By the time we’re back, Austin and Vader are trading punches at rapid speed mid-ring. Vader wins, being a good 150 pounds heavier, and Austin falls to the ropes. Vader goes to mount him, but that trick knee acts up and Vader gets punted in the pooter. He shakes it off as best as any man can shake that off, and destroys Steve with an avalanche. Seeing this, Bret talks about himself. The Vaderbomb is blocked with Austin’s knees, and suddenly Austin’s back in this and attacking like a rabid dog. As he beats on Vader, the lights go out and Undertaker’s gong hits. Bret reminds us that he’s not afraid or intimidated by the Undertaker, and nobody else in the WWF is either. The lights come on, and THE UNDERTAKER is standing behind Bret at the announce table. One soupbone knocks the Hitman on his ass, as Austin dumps Vader to the outside. All 4 guys wind up brawling in the aisle, giving us a preview of next Sunday.

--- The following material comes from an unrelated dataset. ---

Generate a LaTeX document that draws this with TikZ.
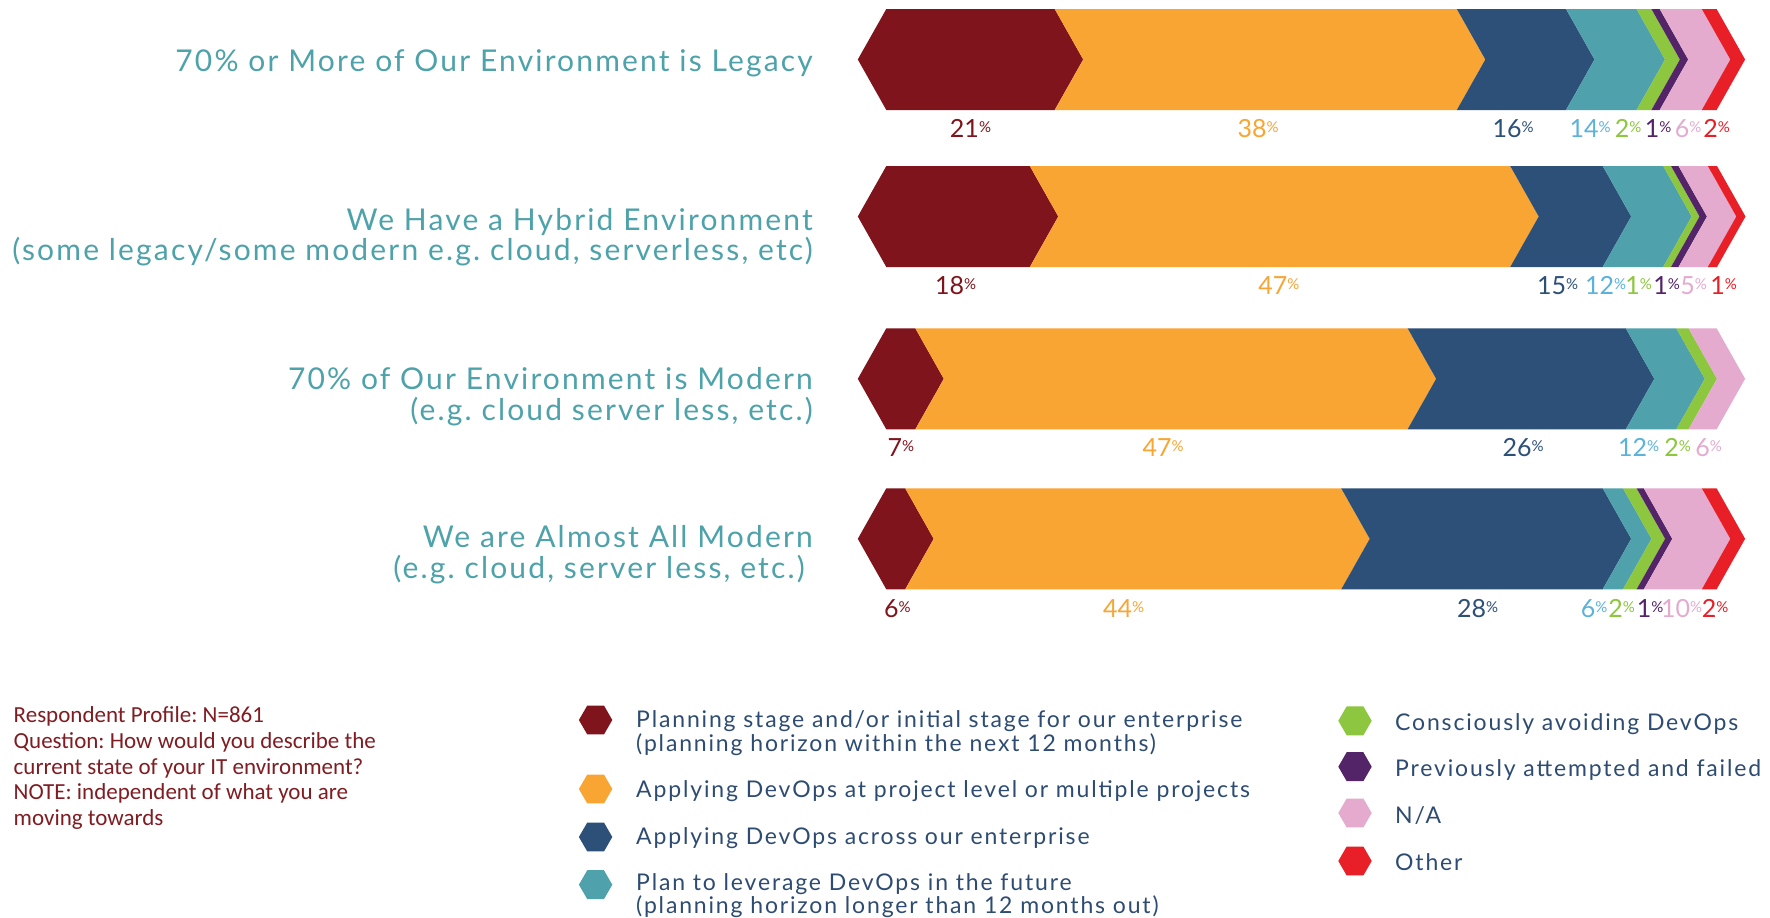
\documentclass[tikz,border=0pt]{standalone}
\usepackage{fontspec}
\usetikzlibrary{shapes.geometric}
\setmainfont{Lato}
\newfontfamily\latoR[LetterSpace=7.2]{Lato}
\newfontfamily\latoL[LetterSpace=8]{Lato}
\newfontfamily\carl{Carlito}
\frenchspacing
\definecolor{dred}{HTML}{7F141C}
\definecolor{orng}{HTML}{F9A533}
\definecolor{navy}{HTML}{2D5078}
\definecolor{teal}{HTML}{4FA2AB}
\definecolor{lgreen}{HTML}{8DC63F}
\definecolor{purp}{HTML}{532468}
\definecolor{pnk}{HTML}{E4ABCF}
\definecolor{rd}{HTML}{E81F27}
\definecolor{lblue}{HTML}{5BB2DA}
\definecolor{ttext}{HTML}{4EA2AA}
\definecolor{ltext}{HTML}{2E4C72}
\definecolor{rtext}{HTML}{7F1D22}
\def\D{28.5}
\newcommand\hexseg[5]{\fill[#1] (#2,#4) -- (#3,#4) -- ({#3+\D},{(#4+#5)/2}) -- (#3,#5) -- (#2,#5) -- ({#2-\D},{(#4+#5)/2}) -- cycle;}
\newcommand\chevseg[5]{\fill[#1] (#2,#4) -- (#3,#4) -- ({#3+\D},{(#4+#5)/2}) -- (#3,#5) -- (#2,#5) -- ({#2+\D},{(#4+#5)/2}) -- cycle;}
\newcommand\pc[1]{{\fontsize{25}{25}\selectfont #1}{\fontsize{15}{15}\selectfont\raisebox{5pt}{\%}}}
\tikzset{
  plab/.style={anchor=base, inner sep=0pt},
  rowlab/.style={anchor=base east, inner sep=0pt, text=ttext, font=\latoR\fontsize{30}{30}\selectfont},
  legtext/.style={anchor=base west, inner sep=0pt, text=ltext, font=\latoL\fontsize{23}{23}\selectfont},
  resp/.style={anchor=base west, inner sep=0pt, text=rtext, font=\carl\fontsize{23}{23}\selectfont},
  leghex/.style={regular polygon, regular polygon sides=6, minimum size=33.4pt, inner sep=0pt, fill=#1}
}
\begin{document}
\begin{tikzpicture}[x=1pt,y=-1pt]
\fill[white] (0,0) rectangle (1770,918);
\useasboundingbox (0,0) rectangle (1770,918);
% Row 1
\hexseg{dred}{886.3}{1054.7}{9}{110}
\chevseg{orng}{1054.7}{1456.8}{9}{110}
\chevseg{navy}{1456.8}{1566}{9}{110}
\chevseg{teal}{1566}{1636.5}{9}{110}
\chevseg{lgreen}{1636.5}{1651.4}{9}{110}
\chevseg{purp}{1651.4}{1659.7}{9}{110}
\chevseg{pnk}{1659.7}{1701.8}{9}{110}
\chevseg{rd}{1701.8}{1716.6}{9}{110}
% Row 2
\hexseg{dred}{886.3}{1029.8}{166}{267}
\chevseg{orng}{1029.8}{1510.2}{166}{267}
\chevseg{navy}{1510.2}{1602.7}{166}{267}
\chevseg{teal}{1602.7}{1663.2}{166}{267}
\chevseg{lgreen}{1663.2}{1671}{166}{267}
\chevseg{purp}{1671}{1678.5}{166}{267}
\chevseg{pnk}{1678.5}{1707.8}{166}{267}
\chevseg{rd}{1707.8}{1717}{166}{267}
% Row 3
\hexseg{dred}{886.3}{915.3}{328.3}{429.3}
\chevseg{orng}{915.3}{1407.6}{328.3}{429.3}
\chevseg{navy}{1407.6}{1625.8}{328.3}{429.3}
\chevseg{teal}{1625.8}{1676.3}{328.3}{429.3}
\chevseg{lgreen}{1676.3}{1688.5}{328.3}{429.3}
\chevseg{pnk}{1688.5}{1716.6}{328.3}{429.3}
% Row 4
\hexseg{dred}{886.3}{905.2}{488.3}{589.3}
\chevseg{orng}{905.2}{1341.2}{488.3}{589.3}
\chevseg{navy}{1341.2}{1602.7}{488.3}{589.3}
\chevseg{teal}{1602.7}{1623}{488.3}{589.3}
\chevseg{lgreen}{1623}{1636.6}{488.3}{589.3}
\chevseg{purp}{1636.6}{1643.8}{488.3}{589.3}
\chevseg{pnk}{1643.8}{1701.8}{488.3}{589.3}
\chevseg{rd}{1701.8}{1716.6}{488.3}{589.3}
% Row labels
\node[rowlab] (r1) at (813,71.7) {70\% or More of Our Environment is Legacy};
\node[rowlab] (r2a) at (813,230) {We Have a Hybrid Environment};
\node[rowlab] (r2b) at (813,260.7) {(some legacy/some modern e.g. cloud, serverless, etc)};
\node[rowlab] (r3a) at (813,389) {70\% of Our Environment is Modern};
\node[rowlab] (r3b) at (813,420.7) {(e.g. cloud server less, etc.)};
\node[rowlab] (r4a) at (813,547.3) {We are Almost All Modern};
\node[rowlab] (r4b) at (805,578.3) {(e.g. cloud, server less, etc.)};
% Percent labels row 1
\node[plab,text=dred] (p11) at (970.5,137) {\pc{21}};
\node[plab,text=orng] (p12) at (1258,137) {\pc{38}};
\node[plab,text=navy] (p13) at (1513,137) {\pc{16}};
\node[plab,text=lblue] (p14) at (1590,137) {\pc{14}};
\node[plab,text=lgreen] (p15) at (1628,137) {\pc{2}};
\node[plab,text=purp] (p16) at (1658,137) {\pc{1}};
\node[plab,text=pnk] (p17) at (1688,137) {\pc{6}};
\node[plab,text=rd] (p18) at (1716.6,137) {\pc{2}};
% row 2
\node[plab,text=dred] (p21) at (955.7,294) {\pc{18}};
\node[plab,text=orng] (p22) at (1278.9,294) {\pc{47}};
\node[plab,text=navy] (p23) at (1557.5,294) {\pc{15}};
\node[plab,text=lblue] (p24) at (1605.5,294) {\pc{12}};
\node[plab,text=lgreen] (p25) at (1638.5,294) {\pc{1}};
\node[plab,text=purp] (p26) at (1666.5,294) {\pc{1}};
\node[plab,text=pnk] (p27) at (1693.5,294) {\pc{5}};
\node[plab,text=rd] (p28) at (1723.5,294) {\pc{1}};
% row 3
\node[plab,text=dred] (p31) at (901,456) {\pc{7}};
\node[plab,text=orng] (p32) at (1163,456) {\pc{47}};
\node[plab,text=navy] (p33) at (1523,456) {\pc{26}};
\node[plab,text=lblue] (p34) at (1638.5,456) {\pc{12}};
\node[plab,text=lgreen] (p35) at (1677.5,456) {\pc{2}};
\node[plab,text=pnk] (p36) at (1708.5,456) {\pc{6}};
% row 4
\node[plab,text=dred] (p41) at (897.5,617) {\pc{6}};
\node[plab,text=orng] (p42) at (1123.5,617) {\pc{44}};
\node[plab,text=navy] (p43) at (1477.6,617) {\pc{28}};
\node[plab,text=lblue] (p44) at (1594,617) {\pc{6}};
\node[plab,text=lgreen] (p45) at (1621.5,617) {\pc{2}};
\node[plab,text=purp] (p46) at (1650,617) {\pc{1}};
\node[plab,text=pnk] (p47) at (1681.5,617) {\pc{10}};
\node[plab,text=rd] (p48) at (1715,617) {\pc{2}};
% Respondent text
\node[resp] (q1) at (13.5,722.7) {Respondent Profile: N=861};
\node[resp] (q2) at (13.5,748.3) {Question: How would you describe the};
\node[resp] (q3) at (13.5,774) {current state of your IT environment?};
\node[resp] (q4) at (13.5,799.3) {NOTE: independent of what you are};
\node[resp] (q5) at (13.5,825) {moving towards};
% Legend left
\node[leghex=dred] (h1) at (595.6,720) {};
\node[leghex=orng] (h2) at (595.6,789) {};
\node[leghex=navy] (h3) at (595.6,837) {};
\node[leghex=teal] (h4) at (595.6,884.7) {};
\node[legtext] (t1a) at (636,727.7) {Planning stage and/or initial stage for our enterprise};
\node[legtext] (t1b) at (636,751.7) {(planning horizon within the next 12 months)};
\node[legtext] (t2) at (636,797.3) {Applying DevOps at project level or multiple projects};
\node[legtext] (t3) at (636,844.3) {Applying DevOps across our enterprise};
\node[legtext] (t4a) at (636,890) {Plan to leverage DevOps in the future};
\node[legtext] (t4b) at (636,913) {(planning horizon longer than 12 months out)};
% Legend right
\node[leghex=lgreen] (h5) at (1355,720.8) {};
\node[leghex=purp] (h6) at (1355,766.7) {};
\node[leghex=pnk] (h7) at (1355,813) {};
\node[leghex=rd] (h8) at (1355,861) {};
\node[legtext] (t5) at (1395,730) {Consciously avoiding DevOps};
\node[legtext] (t6) at (1395,776) {Previously attempted and failed};
\node[legtext] (t7) at (1395,823.3) {N/A};
\node[legtext] (t8) at (1395,870) {Other};
\end{tikzpicture}
\end{document}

The referee calls for a countout at 8:30, but nobody here cares as the punches continue to fly like beads at a Mardi Gras party. **

Jim Ross, figuring this fight has no chance of ending anytime soon, signs us off and reminds us – THURSDAY, not MONDAY. In fact, if you could avoid turning on your TV to Any Channel on Monday, because there is No Wrestling Anywhere, you’ll save yourself all kinds of disappointment.